New York State Sex Trafficking Loophole Closed
Making Strides to End Sex Trafficking
Human trafficking survivors and their advocates scored a major victory in June when the New York State legislature approved a bill establishing the crime of “sex trafficking of a child,” the 50th and final state of the U.S. to do so, just behind Alabama.
Incredibly, until the bill’s passage, New York State made no distinction between the trafficking of children and of adults for sex. In all New York prosecutions in which pimps were tried for human trafficking, victims had to demonstrate in court that “force, fraud, or coercion” had been used against them, and the child or adult had acted against their will.
Those were impossible legal criteria to meet for vulnerable minors—particularly those experiencing homelessness—who were lured into sexual slavery by the novelty of regular meals or the illusion of love. Court dates, when they happened, easily ended up re-traumatizing the child instead of prosecuting the trafficker.
New York’s action came in June, just two months after the U.S. Congress finally approved the Fight Online Sex Trafficking /Stop Enabling Sex Trafficking Act (FOSTA/SESTA), which closed a legal loophole that had allowed online marketplaces like Backpage.com to knowingly sell children and teens for sex.

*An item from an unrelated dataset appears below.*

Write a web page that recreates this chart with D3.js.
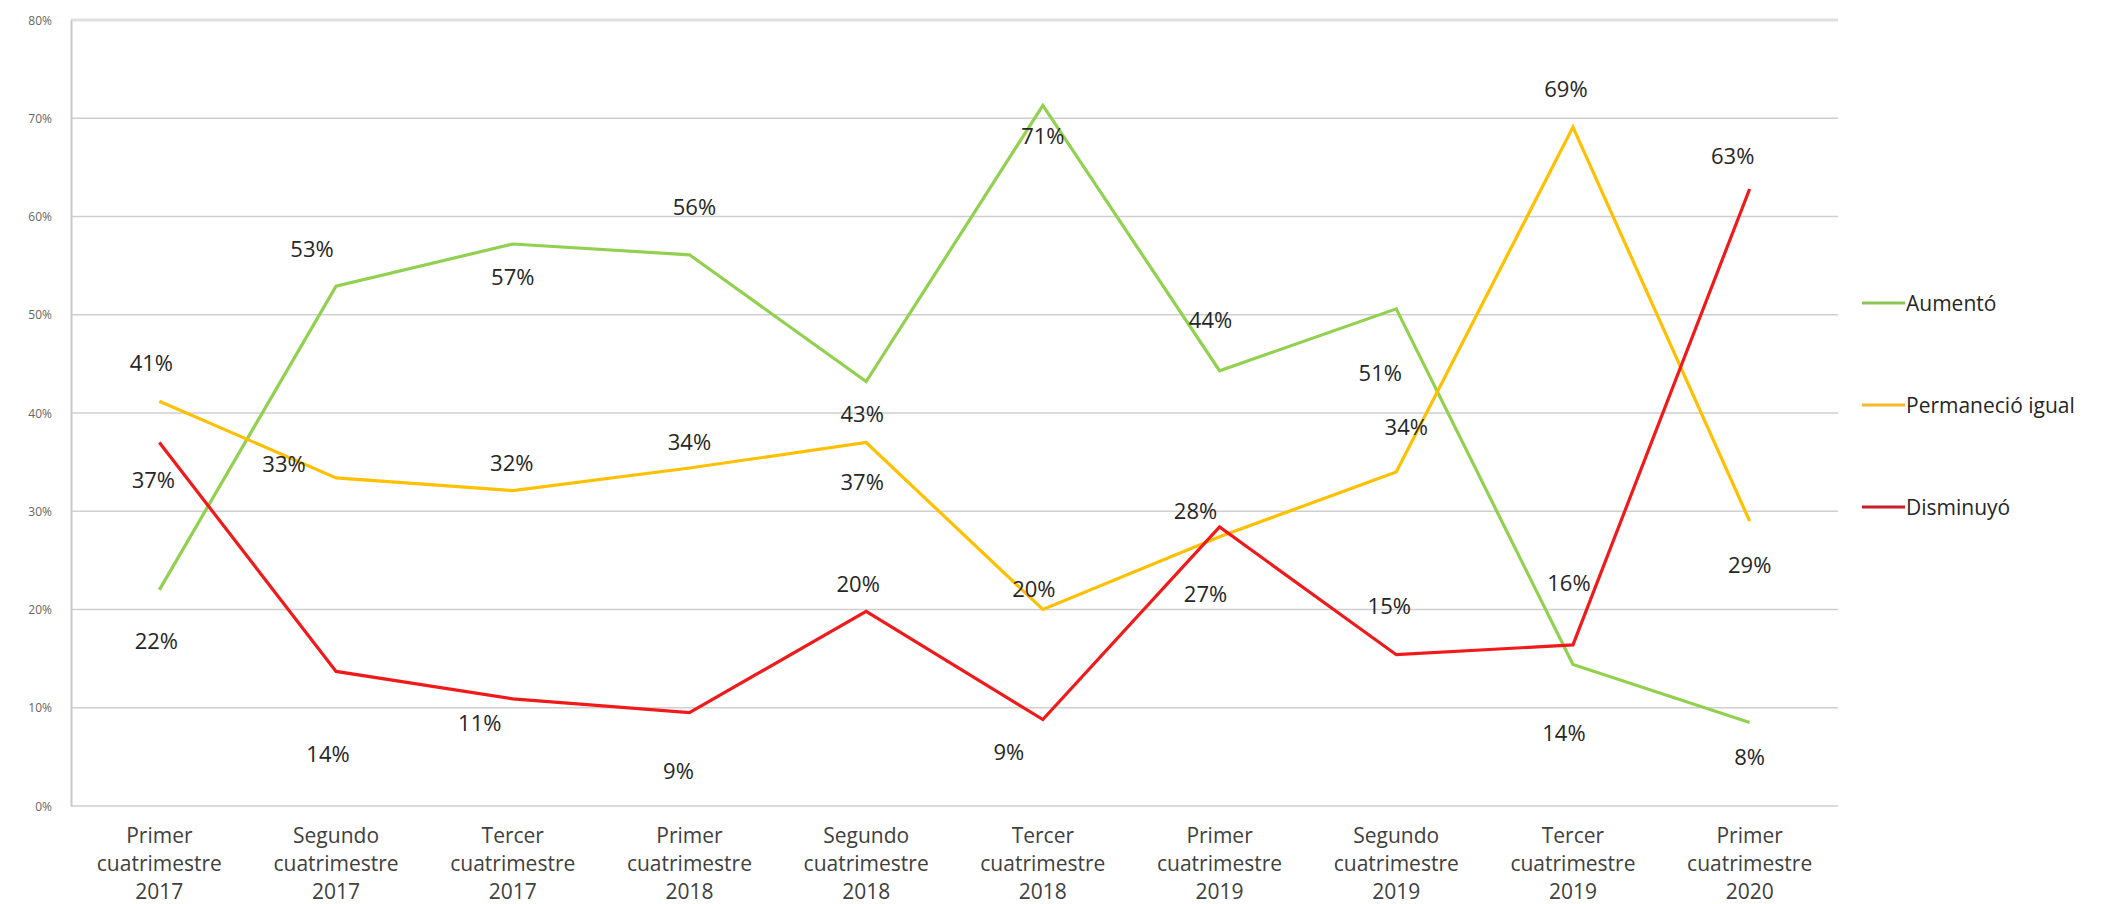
<!DOCTYPE html>
<html><head><meta charset="utf-8">
<script src="https://cdn.jsdelivr.net/npm/d3@7"></script>
<style>
html,body{margin:0;padding:0;background:#fff;}
svg text{font-family:"Open Sans","Noto Sans",sans-serif;}
</style></head>
<body><svg id="chart" width="2113" height="904"></svg>
<script>
const categories = [
  ["Primer","cuatrimestre","2017"],
  ["Segundo","cuatrimestre","2017"],
  ["Tercer","cuatrimestre","2017"],
  ["Primer","cuatrimestre","2018"],
  ["Segundo","cuatrimestre","2018"],
  ["Tercer","cuatrimestre","2018"],
  ["Primer","cuatrimestre","2019"],
  ["Segundo","cuatrimestre","2019"],
  ["Tercer","cuatrimestre","2019"],
  ["Primer","cuatrimestre","2020"]
];
const seriesNames = ["Aumentó","Permaneció igual","Disminuyó"];
const aumento     = [22.0, 52.9, 57.2, 56.1, 43.2, 71.3, 44.3, 50.6, 14.4, 8.5];
const permanecio  = [41.2, 33.4, 32.1, 34.4, 37.0, 20.0, 27.4, 34.0, 69.1, 29.0];
const disminuyo   = [37.0, 13.7, 10.9, 9.5, 19.8, 8.8, 28.4, 15.4, 16.4, 62.8];
const aumentoLabels    = ["22%","53%","57%","56%","43%","71%","44%","51%","14%","8%"];
const permanecioLabels = ["41%","33%","32%","34%","37%","20%","27%","34%","69%","29%"];
const disminuyoLabels  = ["37%","14%","11%","9%","20%","9%","28%","15%","16%","63%"];
const yTicks = [0,10,20,30,40,50,60,70,80];

// label nudges (layout, px)
const aumentoNudge    = [[-3,50],[-24,-38],[0,32],[5,-49],[-4,31],[0,30],[-9,-52],[-16,63],[-9,67],[0,34]];
const permanecioNudge = [[-8,-39],[-52,-15],[-1,-29],[0,-27],[-4,39],[-9,-22],[-14,56],[10,-46],[-7,-39],[0,43]];
const disminuyoNudge  = [[-6,37],[-8,82],[-33,23],[-11,57],[-8,-28],[-34,31],[-24,-17],[-7,-50],[-4,-63],[-17,-34]];

const colors = ["#92D050","#FFC000","#F01A1A"];
const legendColors = ["#8CC45A","#F5B82E","#C8202A"];

const series = [
  {name: seriesNames[0], values: aumento, labels: aumentoLabels, nudge: aumentoNudge, color: colors[0]},
  {name: seriesNames[1], values: permanecio, labels: permanecioLabels, nudge: permanecioNudge, color: colors[1]},
  {name: seriesNames[2], values: disminuyo, labels: disminuyoLabels, nudge: disminuyoNudge, color: colors[2]}
];

const svg = d3.select("#chart");
const mLeft = 71, mRight = 1838, mTop = 20, mBottom = 806;

const x = d3.scaleBand().domain(d3.range(categories.length)).range([mLeft, mRight]).paddingInner(0).paddingOuter(0);
const cx = i => x(i) + x.bandwidth()/2;
const y = d3.scaleLinear().domain([0,80]).range([mBottom, mTop]);

// gridlines
svg.append("g").selectAll("line").data(yTicks).join("line")
  .attr("x1", mLeft).attr("x2", mRight)
  .attr("y1", d => y(d)).attr("y2", d => y(d))
  .attr("stroke", d => d === 80 ? "#e0e0e0" : "#cfcfcf")
  .attr("stroke-width", d => d === 80 ? 3 : 1.5);

// y axis
const yAxis = d3.axisLeft(y).tickValues(yTicks).tickFormat(d => d + "%").tickSize(0).tickPadding(19);
const yg = svg.append("g").attr("transform", `translate(${mLeft},0)`).call(yAxis);
yg.select(".domain").attr("stroke", "#c8c8c8").attr("stroke-width", 2);
yg.selectAll("text").attr("font-size", 12).attr("fill", "#666").attr("dy", "0.35em");

// x labels
const xg = svg.append("g");
categories.forEach((c, i) => {
  const t = xg.append("text").attr("x", cx(i)).attr("text-anchor", "middle")
    .attr("font-size", 21).attr("fill", "#404040");
  c.forEach((line, j) => {
    t.append("tspan").attr("x", cx(i)).attr("y", 843 + j * 28).text(line);
  });
});

// lines
const lineGen = d3.line().x((d, i) => cx(i)).y(d => y(d));
series.forEach(s => {
  svg.append("path").datum(s.values)
    .attr("fill", "none").attr("stroke", s.color).attr("stroke-width", 3.2)
    .attr("stroke-linejoin", "miter")
    .attr("d", lineGen);
});

// data labels
series.forEach(s => {
  svg.append("g").selectAll("text").data(s.values).join("text")
    .attr("x", (d, i) => cx(i) + s.nudge[i][0])
    .attr("y", (d, i) => y(d) + s.nudge[i][1])
    .attr("text-anchor", "middle").attr("dominant-baseline", "central")
    .attr("font-size", 22).attr("fill", "#262626")
    .text((d, i) => s.labels[i]);
});

// legend
const lg = svg.append("g");
series.forEach((s, i) => {
  const ly = 303 + i * 102;
  lg.append("line").attr("x1", 1862).attr("x2", 1905).attr("y1", ly).attr("y2", ly)
    .attr("stroke", legendColors[i]).attr("stroke-width", 3);
  lg.append("text").attr("x", 1906).attr("y", ly).attr("dominant-baseline", "central")
    .attr("font-size", 21).attr("fill", "#262626").text(s.name);
});
</script></body></html>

Jayne Bigelsen, vice president of anti-trafficking initiatives and advocacy for Covenant House New York (CHNY), said the New York State legislation “will make it harder for pimps to sell children,” and she hailed the passage of the bill along with that of FOSTA/SESTA as a “huge victory.”

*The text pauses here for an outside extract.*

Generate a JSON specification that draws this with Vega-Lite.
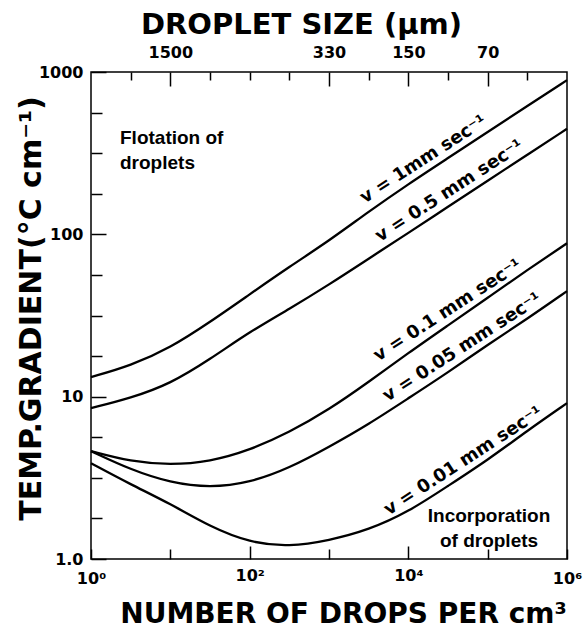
{
  "$schema": "https://vega.github.io/schema/vega-lite/v6.json",
  "width": 476,
  "height": 487,
  "autosize": {"type": "none"},
  "padding": {"left": 91, "top": 72, "right": 17, "bottom": 71},
  "background": "white",
  "config": {
    "font": "DejaVu Sans",
    "view": {"stroke": "black", "strokeWidth": 1.5},
    "axis": {
      "domain": false,
      "grid": false,
      "tickColor": "black",
      "tickWidth": 1.5,
      "labelColor": "black",
      "labelFont": "DejaVu Sans",
      "labelFontWeight": "bold",
      "labelFontSize": 16,
      "titleColor": "black",
      "titleFont": "DejaVu Sans",
      "titleFontWeight": "bold",
      "titleFontSize": 28,
      "labelOverlap": false,
      "labelFlush": false
    }
  },
  "datasets": {
    "curves": [
      {"v": "1", "N": 1, "G": 13.2}, {"v": "1", "N": 3.162, "G": 15.5}, {"v": "1", "N": 10, "G": 20.0}, {"v": "1", "N": 31.62, "G": 28.8}, {"v": "1", "N": 100, "G": 42.7}, {"v": "1", "N": 316.2, "G": 63.1}, {"v": "1", "N": 1000, "G": 91.2}, {"v": "1", "N": 3162, "G": 138}, {"v": "1", "N": 10000, "G": 204}, {"v": "1", "N": 31623, "G": 295}, {"v": "1", "N": 100000, "G": 427}, {"v": "1", "N": 316228, "G": 617}, {"v": "1", "N": 1000000, "G": 891},
      {"v": "0.5", "N": 1, "G": 8.5}, {"v": "0.5", "N": 3.162, "G": 9.8}, {"v": "0.5", "N": 10, "G": 12.0}, {"v": "0.5", "N": 31.62, "G": 17.0}, {"v": "0.5", "N": 100, "G": 25.1}, {"v": "0.5", "N": 316.2, "G": 34.7}, {"v": "0.5", "N": 1000, "G": 49.0}, {"v": "0.5", "N": 3162, "G": 70.8}, {"v": "0.5", "N": 10000, "G": 102}, {"v": "0.5", "N": 31623, "G": 148}, {"v": "0.5", "N": 100000, "G": 214}, {"v": "0.5", "N": 316228, "G": 309}, {"v": "0.5", "N": 1000000, "G": 447},
      {"v": "0.1", "N": 1, "G": 4.62}, {"v": "0.1", "N": 3.162, "G": 3.98}, {"v": "0.1", "N": 10, "G": 3.80}, {"v": "0.1", "N": 31.62, "G": 3.98}, {"v": "0.1", "N": 100, "G": 4.68}, {"v": "0.1", "N": 316.2, "G": 6.03}, {"v": "0.1", "N": 1000, "G": 8.32}, {"v": "0.1", "N": 3162, "G": 12.3}, {"v": "0.1", "N": 10000, "G": 18.6}, {"v": "0.1", "N": 31623, "G": 27.5}, {"v": "0.1", "N": 100000, "G": 40.7}, {"v": "0.1", "N": 316228, "G": 60.3}, {"v": "0.1", "N": 1000000, "G": 88.1},
      {"v": "0.05", "N": 1, "G": 4.62}, {"v": "0.05", "N": 3.162, "G": 3.55}, {"v": "0.05", "N": 10, "G": 2.95}, {"v": "0.05", "N": 31.62, "G": 2.75}, {"v": "0.05", "N": 100, "G": 2.95}, {"v": "0.05", "N": 316.2, "G": 3.63}, {"v": "0.05", "N": 1000, "G": 4.90}, {"v": "0.05", "N": 3162, "G": 6.76}, {"v": "0.05", "N": 10000, "G": 9.77}, {"v": "0.05", "N": 31623, "G": 14.1}, {"v": "0.05", "N": 100000, "G": 20.9}, {"v": "0.05", "N": 316228, "G": 30.2}, {"v": "0.05", "N": 1000000, "G": 44.7},
      {"v": "0.01", "N": 1, "G": 3.89}, {"v": "0.01", "N": 3.162, "G": 2.88}, {"v": "0.01", "N": 10, "G": 2.19}, {"v": "0.01", "N": 31.62, "G": 1.58}, {"v": "0.01", "N": 100, "G": 1.26}, {"v": "0.01", "N": 316.2, "G": 1.19}, {"v": "0.01", "N": 1000, "G": 1.30}, {"v": "0.01", "N": 3162, "G": 1.51}, {"v": "0.01", "N": 10000, "G": 1.95}, {"v": "0.01", "N": 31623, "G": 2.82}, {"v": "0.01", "N": 100000, "G": 4.07}, {"v": "0.01", "N": 316228, "G": 6.17}, {"v": "0.01", "N": 1000000, "G": 9.12}
    ],
    "labels": [
      {"label": "v = 1mm sec⁻¹", "N": 18836, "G": 250},
      {"label": "v = 0.5 mm sec⁻¹", "N": 40000, "G": 160},
      {"label": "v = 0.1 mm sec⁻¹", "N": 38000, "G": 29.4},
      {"label": "v = 0.05 mm sec⁻¹", "N": 58000, "G": 17.4},
      {"label": "v = 0.01 mm sec⁻¹", "N": 60000, "G": 3.47}
    ],
    "notesLeft": [
      {"text": "Flotation of\ndroplets", "N": 2.32, "G": 446}
    ],
    "notesCenter": [
      {"text": "Incorporation\nof droplets", "N": 104000, "G": 2.09}
    ]
  },
  "resolve": {"scale": {"x": "independent"}},
  "layer": [
    {
      "data": {"name": "curves"},
      "mark": {"type": "line", "interpolate": "basis", "color": "black", "strokeWidth": 2.3},
      "encoding": {
        "x": {
          "field": "N", "type": "quantitative",
          "scale": {"type": "log", "domain": [1, 1000000], "nice": false},
          "axis": {
            "orient": "bottom",
            "values": [1, 10, 100, 1000, 10000, 100000, 1000000],
            "labelExpr": "datum.value == 1 ? '10⁰' : datum.value == 100 ? '10²' : datum.value == 10000 ? '10⁴' : datum.value == 1000000 ? '10⁶' : ''",
            "tickSize": {"condition": {"test": "datum.value == 100 || datum.value == 10000", "value": -13}, "value": -10},
            "labelPadding": 21,
            "labelBaseline": "top",
            "title": "NUMBER OF DROPS PER cm³",
            "titleX": 252,
            "titleY": 63,
            "titleAlign": "center",
            "titleBaseline": "alphabetic"
          }
        },
        "y": {
          "field": "G", "type": "quantitative",
          "scale": {"type": "log", "domain": [1, 1000], "nice": false},
          "axis": {
            "orient": "left",
            "values": [1, 1.778, 3.162, 5.623, 10, 17.78, 31.62, 56.23, 100, 177.8, 316.2, 562.3, 1000],
            "labelExpr": "datum.value == 1 ? '1.0' : (datum.value == 10 || datum.value == 100 || datum.value == 1000) ? format(datum.value, 'd') : ''",
            "tickSize": {"condition": {"test": "datum.value == 10 || datum.value == 100 || datum.value == 1000 || datum.value == 1", "value": -15}, "value": -11},
            "labelPadding": 23,
            "labelAlign": "right",
            "labelBaseline": "middle",
            "title": "TEMP.GRADIENT(°C cm⁻¹)",
            "titleFontSize": 30,
            "titleAngle": -90,
            "titleX": -51,
            "titleY": 236,
            "titleAlign": "center",
            "titleBaseline": "alphabetic"
          }
        },
        "detail": {"field": "v"}
      }
    },
    {
      "data": {"name": "labels"},
      "mark": {"type": "text", "angle": 327, "align": "center", "baseline": "bottom", "dy": -3, "font": "DejaVu Sans", "fontWeight": "bold", "fontSize": 18, "color": "black"},
      "encoding": {
        "x": {
          "field": "N", "type": "quantitative",
          "scale": {"type": "log", "domain": [1, 1000000], "nice": false},
          "axis": {
            "orient": "top",
            "values": [3.162, 10, 31.62, 100, 316.2, 1000, 3162, 10000, 31623, 100000, 316228],
            "labelExpr": "datum.value == 10 ? '1500' : datum.value == 1000 ? '330' : datum.value == 10000 ? '150' : datum.value == 100000 ? '70' : ''",
            "tickSize": {"condition": {"test": "datum.value == 10 || datum.value == 1000 || datum.value == 10000 || datum.value == 100000", "value": -14}, "value": -8},
            "labelPadding": 29,
            "labelBaseline": "alphabetic",
            "title": "DROPLET SIZE (µm)",
            "titleFontSize": 29,
            "titleX": 210,
            "titleY": -39,
            "titleAlign": "center",
            "titleBaseline": "alphabetic"
          }
        },
        "y": {"field": "G", "type": "quantitative", "scale": {"type": "log", "domain": [1, 1000], "nice": false}},
        "text": {"field": "label"}
      }
    },
    {
      "data": {"name": "notesLeft"},
      "mark": {"type": "text", "align": "left", "baseline": "top", "lineBreak": "\n", "lineHeight": 25, "font": "Liberation Sans", "fontWeight": "bold", "fontSize": 19, "color": "black"},
      "encoding": {
        "x": {"field": "N", "type": "quantitative", "scale": {"type": "log", "domain": [1, 1000000], "nice": false}, "axis": null},
        "y": {"field": "G", "type": "quantitative", "scale": {"type": "log", "domain": [1, 1000], "nice": false}},
        "text": {"field": "text"}
      }
    },
    {
      "data": {"name": "notesCenter"},
      "mark": {"type": "text", "align": "center", "baseline": "top", "lineBreak": "\n", "lineHeight": 25, "font": "Liberation Sans", "fontWeight": "bold", "fontSize": 19, "color": "black"},
      "encoding": {
        "x": {"field": "N", "type": "quantitative", "scale": {"type": "log", "domain": [1, 1000000], "nice": false}, "axis": null},
        "y": {"field": "G", "type": "quantitative", "scale": {"type": "log", "domain": [1, 1000], "nice": false}},
        "text": {"field": "text"}
      }
    }
  ]
}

“It’s unprecedented to have two major pieces of anti-trafficking legislation pass in one year,” Jayne underscored, noting that legislators from all U.S. political parties now appear to be willing to confront human trafficking, especially sex trafficking.
“This victory in New York further strengthens our overall effort to protect our youth and ensure they do not fall victim to those seeking to do them harm,” added Lori Maloney, senior vice president for program operations and advocacy at Covenant House International.

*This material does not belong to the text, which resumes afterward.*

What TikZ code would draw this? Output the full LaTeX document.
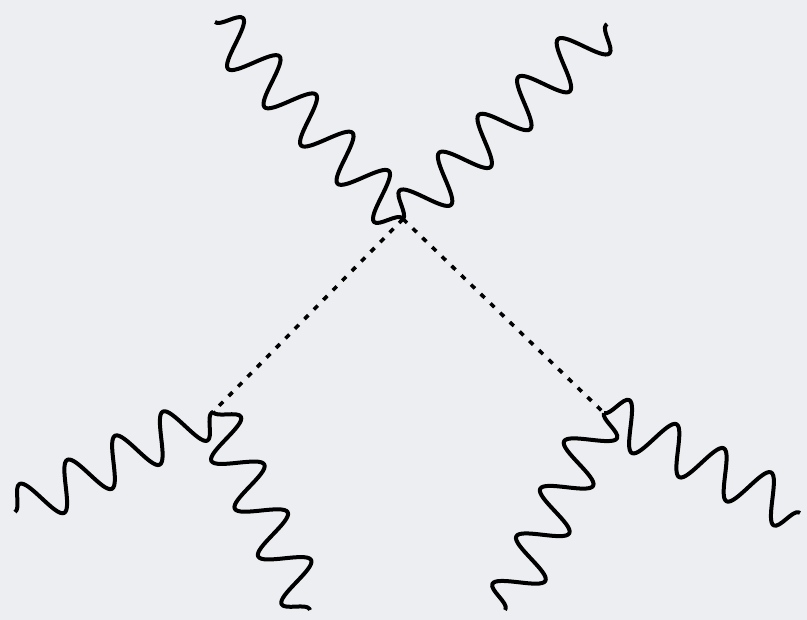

The combined victory was eight long years in the making. Covenant House and other advocates for survivors of human trafficking lobbied continuously in both Albany and Washington for legislation that would close the legal loopholes that left vulnerable children and teens at risk.
In that period, Backpage was notorious for allowing sex traffickers and predators to use its online pages to lure youth—including Covenant House youth—from safety to exploitation. Immediately following the passage of FOSTA/SESTA, the online marketplace was shut down and its top officers arrested.
Still, Lori cautioned, “We have to remain ever vigilant, as we continue to face challenges to FOSTA/SESTA.”
A New Day in New York
Once the New York State legislation (A6823-B/S5988-A) is signed by Governor Andrew Cuomo, young people like Danielle* will not be without recourse when they try to bring charges against the sex traffickers who enslaved them.
Danielle was 15 when she met Brian*, then in his late 30s. He made her feel special, pretty and smart. She thought she was in love, until he started asking her to have sex with other men. Danielle didn’t want to do it, but by then, she had run away from her grandmother’s home and had nowhere else to go. Brian made it clear that if she was going to live with him, sex with others was part of the deal. And although money often changed hands in these instances, Danielle saw none of it.
One night, after having sex with several men, Danielle couldn’t take it anymore. She found her way to CHNY, where she met Jayne and asked if there was any way Brian could be punished. She was having nightmares and realized Brian had only used her. A CHNY intern accompanied Danielle to a meeting with law enforcement, but the meeting ended with a simple notation: “No force, fraud, or coercion.”
That was as far as Danielle could go in her pursuit of justice. Today, though, is a new day in New York State, one in which justice is increasingly within reach.
*Names have been changed to protect the trafficking survivor.